Never use RegExp as a parser
· christian · python, software development
While working with a large log file I got annoyed by the Python script which is used to parse the file. It took over 15 minutes to parse around ten million log lines.
The biggest performance issue was a regular expression which was used to split a line into separate fields. Replacing this with a parser function which is just reading the line character by character and using separator and qualifier characters to identify the fields increased the performance by 60%!
The following example is parsing a default NGINX access log:
import sys
from datetime import datetime
LOG_TIME_FORMAT = '%d/%b/%Y:%H:%M:%S %z'
fields = [
{ 'name': 'ip', 'type': 'str', 'keep': True },
{ 'name': 'dash', 'type': 'str', 'keep': False },
{ 'name': 'user', 'type': 'str', 'keep': False },
{ 'name': 'timestamp', 'type': 'datetime', 'keep': True },
{ 'name': 'request', 'type': 'str', 'keep': True },
{ 'name': 'status', 'type': 'int', 'keep': True },
{ 'name': 'bytes_sent', 'type': 'int', 'keep': False },
{ 'name': 'referer', 'type': 'str', 'keep': False },
{ 'name': 'user_agent', 'type': 'str', 'keep': True },
]
def parse_logitem(logline: str) -> dict:
""" Parse single log line """
field_index = 0
field_buffer = ''
qualifier_active = ''
qualifier_end = ''
eol = False
result = {}
for c in logline:
if qualifier_active == '' and (c == '[' or c == '"'):
# start parsing inside of a qualifier
qualifier_active = c
qualifier_end = c
if c == '[':
qualifier_end = ']'
elif qualifier_active != '' and c == qualifier_end:
# end of qualifier reached
qualifier_active = ''
qualifier_end = ''
elif qualifier_active == '' and (c == ' ' or c == '\n'):
# handle field change
if fields[field_index]['keep']:
if fields[field_index]['type'] == 'int':
field_buffer = int(field_buffer)
elif fields[field_index]['type'] == 'str' and field_buffer == '-':
field_buffer = None
elif fields[field_index]['type'] == 'datetime':
field_buffer = datetime.strptime(field_buffer, LOG_TIME_FORMAT)
result[fields[field_index]['name']] = field_buffer
field_index += 1
field_buffer = ''
if c == '\n':
eol = True
else:
# capture in field buffer
field_buffer += c
# final error checks
if field_buffer != '':
raise Exception('Field buffer was not properly processed')
if qualifier_active != '' or qualifier_end != '':
raise Exception('Field qualifier parsing was not finished')

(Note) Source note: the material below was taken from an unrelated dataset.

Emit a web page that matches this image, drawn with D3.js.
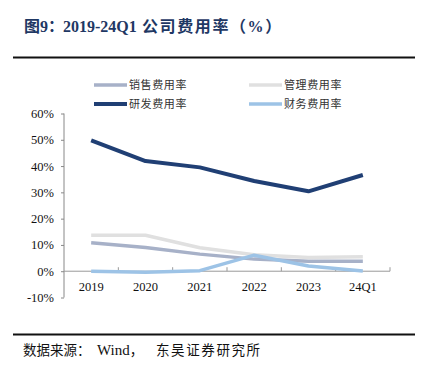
<!DOCTYPE html>
<html>
<head>
<meta charset="utf-8">
<script src="https://cdn.jsdelivr.net/npm/d3@7"></script>
<style>
  body { margin: 0; background: #fff; }
  svg { display: block; }
</style>
</head>
<body>
<div id="chart"></div>
<script>
// categories and series (percent)
const years = ["2019", "2020", "2021", "2022", "2023", "24Q1"];
const sales = [10.8, 9.0, 6.5, 4.6, 3.8, 3.8];     // 销售费用率
const admin = [13.7, 13.7, 8.9, 6.3, 5.2, 5.5];    // 管理费用率
const rnd = [49.8, 41.9, 39.5, 34.3, 30.4, 36.6];  // 研发费用率
const fin = [0.0, -0.4, 0.2, 6.1, 2.0, 0.1];       // 财务费用率
const yTicks = [-10, 0, 10, 20, 30, 40, 50, 60];

const series = [
    { name: "销售费用率", values: sales, color: "#a7b1c8", w: 3.5 },
    { name: "管理费用率", values: admin, color: "#e0e0e0", w: 3.5 },
    { name: "研发费用率", values: rnd, color: "#203f74", w: 4 },
    { name: "财务费用率", values: fin, color: "#9dc3e6", w: 3.5 }
];

const W = 426, H = 370;
const serif = "'Liberation Serif', 'Times New Roman', serif";
const cjk = "'Noto Sans CJK SC', sans-serif";

const svg = d3.select("#chart").append("svg")
    .attr("width", W).attr("height", H);

// title, pieces placed like the original's spacing
const title = svg.append("text")
    .attr("y", 32)
    .attr("fill", "#1f3864")
    .attr("font-weight", "bold")
    .attr("font-size", 16)
    .attr("font-family", serif + ", " + cjk);
title.append("tspan").attr("x", 24).text("图9：");
title.append("tspan").attr("x", 63).text("2019-24Q1");
title.append("tspan").attr("x", 142).attr("letter-spacing", 1.6).text("公司费用率（%）");

// top / bottom rules
svg.append("line").attr("x1", 13).attr("x2", 415).attr("y1", 57.5).attr("y2", 57.5)
    .attr("stroke", "#111").attr("stroke-width", 2);
svg.append("line").attr("x1", 13).attr("x2", 415).attr("y1", 334.5).attr("y2", 334.5)
    .attr("stroke", "#111").attr("stroke-width", 2);

// scales
const x = d3.scaleBand().domain(years).range([64, 390]);
const y = d3.scaleLinear().domain([-10, 60]).range([297.5, 113.5]);

// y axis
const yAxis = svg.append("g")
    .attr("transform", "translate(64,0)")
    .call(d3.axisLeft(y).tickValues(yTicks).tickSize(3).tickFormat(d => d + "%"));
yAxis.select(".domain").attr("stroke", "#888").attr("d", "M0," + y(60) + "V" + y(-10));
yAxis.selectAll(".tick line").attr("stroke", "#888");
yAxis.selectAll(".tick text")
    .attr("x", -10)
    .attr("font-family", serif).attr("font-size", 12.5).attr("fill", "#111");

// x axis at 0%
const xAxis = svg.append("g")
    .attr("transform", "translate(0," + y(0) + ")");
xAxis.append("line").attr("x1", 64).attr("x2", 390).attr("y1", 0).attr("y2", 0)
    .attr("stroke", "#999").attr("stroke-width", 1);
xAxis.selectAll("line.tk")
    .data(years)
    .join("line").attr("class", "tk")
    .attr("x1", d => x(d) + x.bandwidth())
    .attr("x2", d => x(d) + x.bandwidth())
    .attr("y1", 0).attr("y2", -4)
    .attr("stroke", "#999");
xAxis.selectAll("text")
    .data(years)
    .join("text")
    .attr("x", d => x(d) + x.bandwidth() / 2)
    .attr("y", 20)
    .attr("text-anchor", "middle")
    .attr("font-family", serif).attr("font-size", 12.5).attr("fill", "#111")
    .text(d => d);

// lines
const line = d3.line()
    .x((d, i) => x(years[i]) + x.bandwidth() / 2)
    .y(d => y(d));

svg.append("g").selectAll("path")
    .data(series)
    .join("path")
    .attr("d", d => line(d.values))
    .attr("fill", "none")
    .attr("stroke", d => d.color)
    .attr("stroke-width", d => d.w)
    .attr("stroke-linejoin", "round");

// legend
const legPos = [[94, 85], [249, 85], [94, 104], [249, 104]];
const leg = svg.append("g").selectAll("g")
    .data(series)
    .join("g")
    .attr("transform", (d, i) => "translate(" + legPos[i][0] + "," + legPos[i][1] + ")");
leg.append("line")
    .attr("x1", 0).attr("x2", 33).attr("y1", 0).attr("y2", 0)
    .attr("stroke", d => d.color).attr("stroke-width", d => d.w);
leg.append("text")
    .attr("x", 35).attr("y", 4)
    .attr("font-family", cjk).attr("font-size", 11).attr("letter-spacing", 0.6)
    .attr("fill", "#333")
    .text(d => d.name);

// source
const src = svg.append("text")
    .attr("y", 355)
    .attr("font-family", serif + ", " + cjk)
    .attr("font-size", 13.5).attr("fill", "#111");
src.append("tspan").attr("x", 23).text("数据来源：");
src.append("tspan").attr("x", 97).attr("font-size", 15).text("Wind");
src.append("tspan").text("，");
src.append("tspan").attr("x", 156).attr("letter-spacing", 1.6).text("东吴证券研究所");
</script>
</body>
</html>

if (field_index + 1) < len(fields):
raise Exception('Not all fields got processed')
if not eol:
raise Exception('There was never an LF at the end of the line')
return result
def fileload(file: str):
""" Open file and parse lines """
with open(file, 'r') as f:
for line in f:
yield parse_logitem(line)
if __name__ == '__main__':
LOG_FILE = sys.argv[1]
items = list(fileload(LOG_FILE))
The fields
list is defining the order and data type of the field in a log line. A space is
used as a separator, "
and [
are used as qualifier characters. Inside of a qualifier block,
spaces can be part of a fields content. The keep
flag is used to control if a field is added
to the result dictionary or not.
A hand full of checks at the end improving the detection of syntax errors, but error detection is of course not perfect.
A parsed line looks like so:
item = {
'ip': '127.0.0.1',
'timestamp': datetime,
'request': 'GET / HTTP/1.1',
'status': 200,
'user_agent': 'the user agent'
}
Also the memory consumption was a problem in the old version. Only a subset of the log lines was required but the whole file was read into memory and filtered afterwards in Pandas. By using generator functions, filtering can be done while parsing/loading.
Again an example based on NGINX access logs:
items = fileload('access.log')
items = filter(lambda l: l['status'] != 200, items)
items = list(items)
Since fileload()
is using the yield
statement, the logic is not processed until the enumerator
is consumed by a loop or a list()
statement. In the example above only log lines with status
code not equals 200 are loaded into memory.
Anyway, for processing large amounts of data, python is the wrong language. It is possible to achieve much better performance results by using a compiled language like C#, Java, Go or Rust.
PyPy may be interesting, if a language change is no option. The billion row challenge also may contain some very interesting implementation examples.